Tubac’s population steadily grew until, in 1860, it was the largest town in Arizona. The American Civil War, however, drained the region of troops, leaving it unprotected from Apaches, and Tubac was again deserted. Although the region was resettled after the war, silver strikes in the Tombstone area and the routing of the railroad through Tucson drew development interests away from Tubac, and the town never regained its earlier importance.

Tubac © Rex Vogel, all rights reserved

Perhaps Tubac’s most famous person was soldier and explorer Capt. Juan Bautista de Anza II. During his tenure at Tubac (1760-1776), Anza led two overland expeditions to the Pacific, resulting in the founding of San Francisco.

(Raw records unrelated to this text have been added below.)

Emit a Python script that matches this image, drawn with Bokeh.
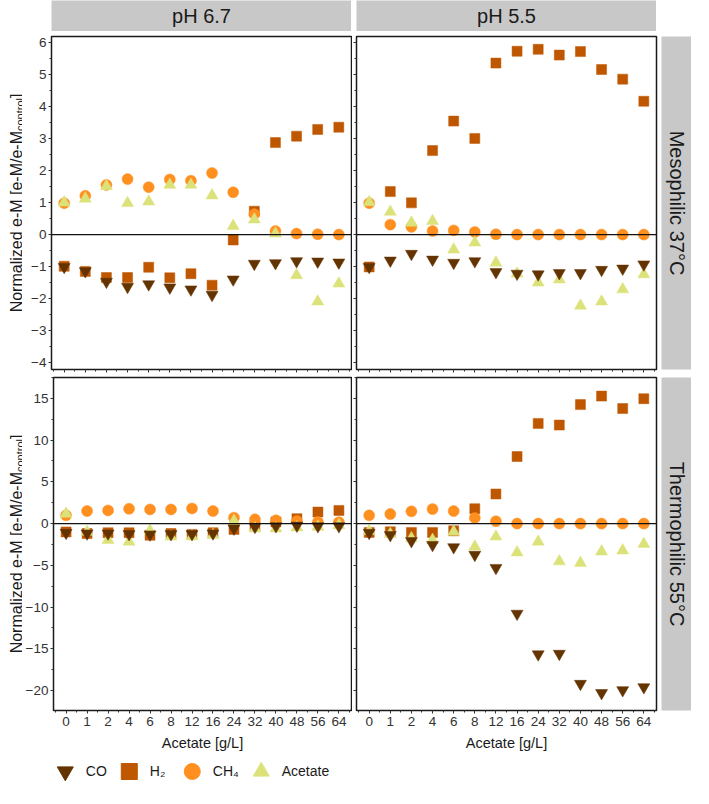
import math
from bokeh.plotting import figure
from bokeh.models import (Range1d, FixedTicker, Span, Label, Legend, LegendItem,
                          ColumnDataSource, Spacer)
from bokeh.layouts import column, row
from bokeh.embed import file_html
from bokeh.resources import INLINE

# ---------------- data ----------------
acetate_gL = ["0", "1", "2", "4", "6", "8", "12", "16", "24", "32", "40", "48", "56", "64"]
col_labels = ["pH 6.7", "pH 5.5"]
row_labels = ["Mesophilic 37°C", "Thermophilic 55°C"]

meso67_co = [-1.01, -1.14, -1.47, -1.63, -1.55, -1.65, -1.71, -1.88, -1.40, -0.91, -0.89, -0.83, -0.84, -0.87]
meso67_h2 = [-0.99, -1.15, -1.34, -1.34, -1.02, -1.35, -1.22, -1.58, -0.17, 0.73, 2.87, 3.07, 3.28, 3.35]
meso67_ch4 = [0.98, 1.21, 1.55, 1.73, 1.48, 1.72, 1.68, 1.92, 1.32, 0.64, 0.11, 0.03, 0.01, 0.0]
meso67_ac = [1.00, 1.12, 1.51, 0.98, 1.03, 1.55, 1.55, 1.22, 0.27, 0.47, 0.03, -1.27, -2.09, -1.53]

meso55_co = [-1.01, -0.81, -0.60, -0.78, -0.88, -0.83, -1.17, -1.22, -1.24, -1.20, -1.20, -1.10, -1.06, -0.93]
meso55_h2 = [-1.01, 1.34, 0.99, 2.62, 3.54, 3.00, 5.35, 5.72, 5.78, 5.60, 5.71, 5.15, 4.85, 4.16]
meso55_ch4 = [0.98, 0.31, 0.24, 0.11, 0.13, 0.08, 0.01, 0.0, 0.0, 0.0, 0.0, 0.0, 0.0, 0.0]
meso55_ac = [1.01, 0.71, 0.37, 0.42, -0.47, -0.25, -0.88, -1.22, -1.50, -1.40, -2.22, -2.09, -1.71, -1.24]

thermo67_co = [-1.10, -1.18, -1.18, -1.26, -1.30, -1.26, -1.26, -1.18, -0.59, -0.39, -0.31, -0.24, -0.31, -0.31]
thermo67_h2 = [-1.00, -1.20, -1.10, -1.10, -1.40, -1.20, -1.30, -1.10, -0.70, -0.30, 0.20, 0.59, 1.38, 1.57]
thermo67_ch4 = [0.98, 1.50, 1.57, 1.77, 1.69, 1.69, 1.81, 1.50, 0.71, 0.51, 0.39, 0.31, 0.20, 0.16]
thermo67_ac = [1.18, -1.00, -1.97, -2.17, -0.85, -1.57, -1.57, -1.38, 0.31, -0.59, -0.59, -0.47, -0.39, -0.20]

thermo55_co = [-1.10, -1.38, -2.09, -2.56, -2.83, -3.74, -5.31, -10.8, -15.67, -15.6, -19.2, -20.3, -19.96, -19.6]
thermo55_h2 = [-1.06, -0.98, -1.06, -1.06, -0.87, 1.77, 3.54, 8.03, 12.0, 11.8, 14.25, 15.27, 13.78, 14.96]
thermo55_ch4 = [0.98, 1.14, 1.46, 1.73, 1.50, 0.67, 0.28, 0.0, 0.0, 0.0, 0.0, 0.0, 0.0, 0.0]
thermo55_ac = [-0.90, -1.26, -1.77, -1.97, -0.98, -2.76, -1.57, -3.46, -2.17, -4.53, -4.72, -3.35, -3.23, -2.44]

top_yticks = [-4, -3, -2, -1, 0, 1, 2, 3, 4, 5, 6]
bottom_yticks = [-20, -15, -10, -5, 0, 5, 10, 15]

# ---------------- styles ----------------
FONT = "Liberation Sans"
FW, FH = 300, 333
LAB_W, AX_W = 22, 29
TXT = "#333333"
C_CO, C_H2, C_CH4, C_AC = "#633300", "#BF5700", "#FF8F1F", "#DCE27A"
STRIP = "#C8C8C8"

# draw order: H2, CH4, Acetate, CO (CO on top)
styles = [("H2", "square", C_H2, 10), ("CH4", "circle", C_CH4, 11),
          ("Ac", "triangle", C_AC, 12), ("CO", "inverted_triangle", C_CO, 12)]

x_idx = list(range(len(acetate_gL)))


def fmt(v):
    return str(v).replace("-", "\u2212")


def make_panel(series, yr, yticks, yminor, show_x, show_y, min_left, min_right, min_bottom):
    p = figure(width=min_left + FW + min_right, height=1 + FH + min_bottom,
               x_range=Range1d(-0.6, 13.6), y_range=Range1d(*yr),
               output_backend="svg", toolbar_location=None, title=None,
               min_border_left=min_left, min_border_right=min_right,
               min_border_top=1, min_border_bottom=min_bottom)
    p.xgrid.visible = False
    p.ygrid.visible = False
    p.outline_line_color = "#1a1a1a"
    p.outline_line_width = 1.5
    p.add_layout(Span(location=0, dimension="width", line_color="#111111", line_width=1.3))

    xa = p.xaxis[0]
    xa.ticker = FixedTicker(ticks=x_idx, minor_ticks=[i + 0.5 for i in range(-1, len(acetate_gL))])
    xa.major_label_overrides = {i: lab for i, lab in enumerate(acetate_gL)}
    ya = p.yaxis[0]
    ya.ticker = FixedTicker(ticks=yticks, minor_ticks=yminor)
    ya.major_label_overrides = {t: fmt(t) for t in yticks}
    for a in (xa, ya):
        a.axis_line_color = None
        a.major_tick_in = 0
        a.major_tick_out = 3
        a.minor_tick_in = 0
        a.minor_tick_out = 2
        a.major_tick_line_color = "#333333"
        a.minor_tick_line_color = "#333333"
        a.major_label_text_font = FONT
        a.major_label_text_font_size = "13.5px"
        a.major_label_text_color = TXT
    ya.major_label_standoff = 2
    xa.major_label_standoff = 3
    if show_x:
        xa.axis_label = "Acetate [g/L]"
        xa.axis_label_text_font = FONT
        xa.axis_label_text_font_size = "14.5px"
        xa.axis_label_text_font_style = "normal"
        xa.axis_label_text_color = "#1a1a1a"
        xa.axis_label_standoff = 6
    else:
        xa.major_label_text_color = None
        xa.major_label_standoff = 0
    if not show_y:
        ya.major_label_text_color = None
        ya.major_label_standoff = 0

    for key, marker, color, size in styles:
        src = ColumnDataSource(dict(x=x_idx, y=series[key]))
        p.scatter("x", "y", source=src, marker=marker, size=size,
                  fill_color=color, line_color=color, line_width=0.5)
    return p


def make_ylabel(min_bottom):
    # rotated axis title with a subscript, in its own narrow figure (pixel data units)
    f = figure(width=LAB_W, height=1 + FH + min_bottom, x_range=Range1d(0, LAB_W),
               y_range=Range1d(0, FH), x_axis_type=None, y_axis_type=None,
               output_backend="svg", toolbar_location=None, title=None,
               min_border_left=0, min_border_right=0, min_border_top=1,
               min_border_bottom=min_bottom)
    f.outline_line_color = None
    w_main, w_sub, w_br = 181.3, 33.0, 4.4
    y0 = FH / 2 - (w_main + w_sub + w_br) / 2
    common = dict(angle=math.pi / 2, text_align="left", text_baseline="alphabetic",
                  text_font=FONT, text_color="#1a1a1a")
    f.add_layout(Label(x=15.5, y=y0, text="Normalized e-M [e-M/e-M", text_font_size="16px", **common))
    f.add_layout(Label(x=19, y=y0 + w_main, text="control", text_font_size="11px", **common))
    f.add_layout(Label(x=15.5, y=y0 + w_main + w_sub, text="]", text_font_size="16px", **common))
    return f


def make_strip(w, h, text, angle, min_top=0, min_bottom=0):
    f = figure(width=w, height=h, x_range=Range1d(0, 1), y_range=Range1d(0, 1),
               x_axis_type=None, y_axis_type=None, output_backend="svg", toolbar_location=None,
               title=None, min_border_left=0, min_border_right=0, min_border_top=min_top,
               min_border_bottom=min_bottom)
    f.background_fill_color = STRIP
    f.outline_line_color = None
    f.add_layout(Label(x=0.5, y=0.5, text=text, text_align="center", text_baseline="middle",
                       angle=angle, text_font=FONT, text_font_size="20px", text_color="#1a1a1a"))
    return f


top_yr = (-4.21, 6.18)
bot_yr = (-22.4, 17.5)
top_minor = [t + 0.5 for t in range(-5, 7)]
bot_minor = [t + 2.5 for t in range(-25, 20, 5)]

s_m67 = dict(CO=meso67_co, H2=meso67_h2, CH4=meso67_ch4, Ac=meso67_ac)
s_m55 = dict(CO=meso55_co, H2=meso55_h2, CH4=meso55_ch4, Ac=meso55_ac)
s_t67 = dict(CO=thermo67_co, H2=thermo67_h2, CH4=thermo67_ch4, Ac=thermo67_ac)
s_t55 = dict(CO=thermo55_co, H2=thermo55_h2, CH4=thermo55_ch4, Ac=thermo55_ac)

TOP_B, BOT_B = 7, 46
pTL = make_panel(s_m67, top_yr, top_yticks, top_minor, False, True, AX_W, 1, TOP_B)
pTR = make_panel(s_m55, top_yr, top_yticks, top_minor, False, False, 4, 5, TOP_B)
pBL = make_panel(s_t67, bot_yr, bottom_yticks, bot_minor, True, True, AX_W, 1, BOT_B)
pBR = make_panel(s_t55, bot_yr, bottom_yticks, bot_minor, True, False, 4, 5, BOT_B)

stripA = make_strip(FW, 31, col_labels[0], 0)
stripB = make_strip(FW, 31, col_labels[1], 0)
stripM = make_strip(30, 1 + FH + TOP_B, row_labels[0], -math.pi / 2, 1, TOP_B)
stripT = make_strip(30, 1 + FH + BOT_B, row_labels[1], -math.pi / 2, 1, BOT_B)

ylabT = make_ylabel(TOP_B)
ylabB = make_ylabel(BOT_B)

# legend (its renderers hold one point outside the visible range)
leg = figure(width=374, height=30, x_range=Range1d(0, 1), y_range=Range1d(0, 1),
             x_axis_type=None, y_axis_type=None, output_backend="svg", toolbar_location=None,
             title=None, min_border=0)
leg.outline_line_color = None
legend_entries = [("CO", "inverted_triangle", C_CO), ("H\u2082", "square", C_H2),
                  ("CH\u2084", "circle", C_CH4), ("Acetate", "triangle", C_AC)]
items = []
for lab, marker, color in legend_entries:
    r = leg.scatter(x=[5], y=[5], marker=marker, fill_color=color, line_color=color)
    items.append(LegendItem(label=lab, renderers=[r]))
legend = Legend(items=items, orientation="horizontal", location="center",
                glyph_width=40, glyph_height=40, label_standoff=1, spacing=2,
                padding=0, margin=0, border_line_color=None, background_fill_alpha=0,
                label_text_font=FONT, label_text_font_size="14px", label_text_color="#1a1a1a")
leg.add_layout(legend, "center")

layout = column(
    row(Spacer(width=LAB_W + AX_W, height=31), stripA, Spacer(width=5, height=31), stripB),
    Spacer(width=10, height=4),
    row(ylabT, pTL, pTR, stripM),
    row(ylabB, pBL, pBR, stripT),
    leg,
)

open("out.html", "w").write(file_html(layout, INLINE))
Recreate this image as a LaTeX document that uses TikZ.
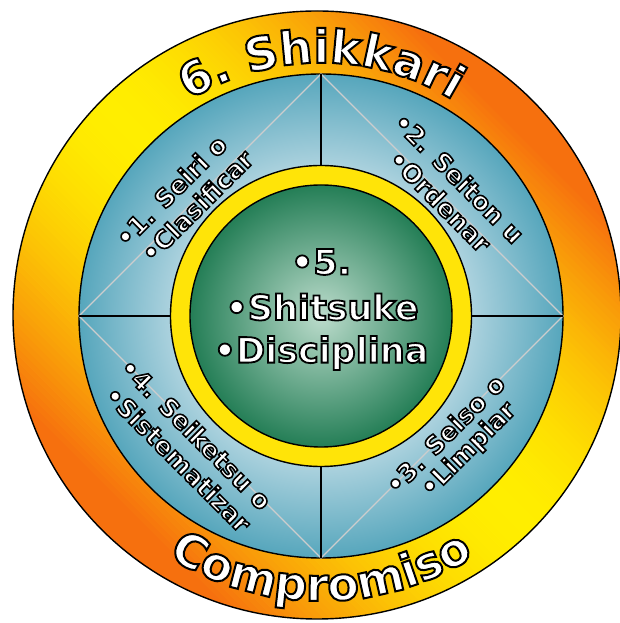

Tubac © Rex Vogel, all rights reserved

Anza’s second expedition to the Pacific coast departed from Tubac on October 23, 1775. Several hundred colonists from the provinces of Sinaloa and Sonora, along with sixty from Tubac, made the trip. Over 1,000 head of cattle, horses, and mules transported food supplies and tools and provided food on the journey.

It was in 1948 that landscape painter Dale Nichols opened an art school in Tubac and the quiet little burg began its evolution into an artist colony.

Tubac © Rex Vogel, all rights reserved

An historic destination for the arts, Tubac features over 100 eclectic shops and world class galleries, clustered in the village plaza, where old adobes, Spanish courtyards, and ocotillo fences blend with a handful of newer buildings. Meandering streets are punctuated by hidden courtyards and sparkling fountains.

There’s a whiff of emergent Santa Fe here without the crowds. Tubac doesn’t even have a traffic light and I find myself falling into a relaxed rhythm as I wander the district. A half day can easily disappear wandering amongst this wealth of painting, sculpture, ceramics, and photography, as well as unique regional fashion, leather, crafts, antiques, and jewelry.

It’s no wonder the town coined the slogan, “Where Art and History Meet.”

Tubac Presidio State Historic Park © Rex Vogel, all rights reserved

Here also is the Tubac Presidio State Historic Park. Located in Tubac’s Old Town, the park’s museum offers a fascinating look at the history of the Santa Cruz Valley and Arizona’s first printing press.

Tubac Presidio State Historic Park © Rex Vogel, all rights reserved

The park is Arizona’s first state park and marks the location of Arizona’s first European settlement. An underground archaeological site displays the adobe presidio ruins.

Tubac Presidio State Historic Park © Rex Vogel, all rights reserved

Worth Pondering…

History, although sometimes made up of the few acts of the great, is more often shaped by the many acts of the small.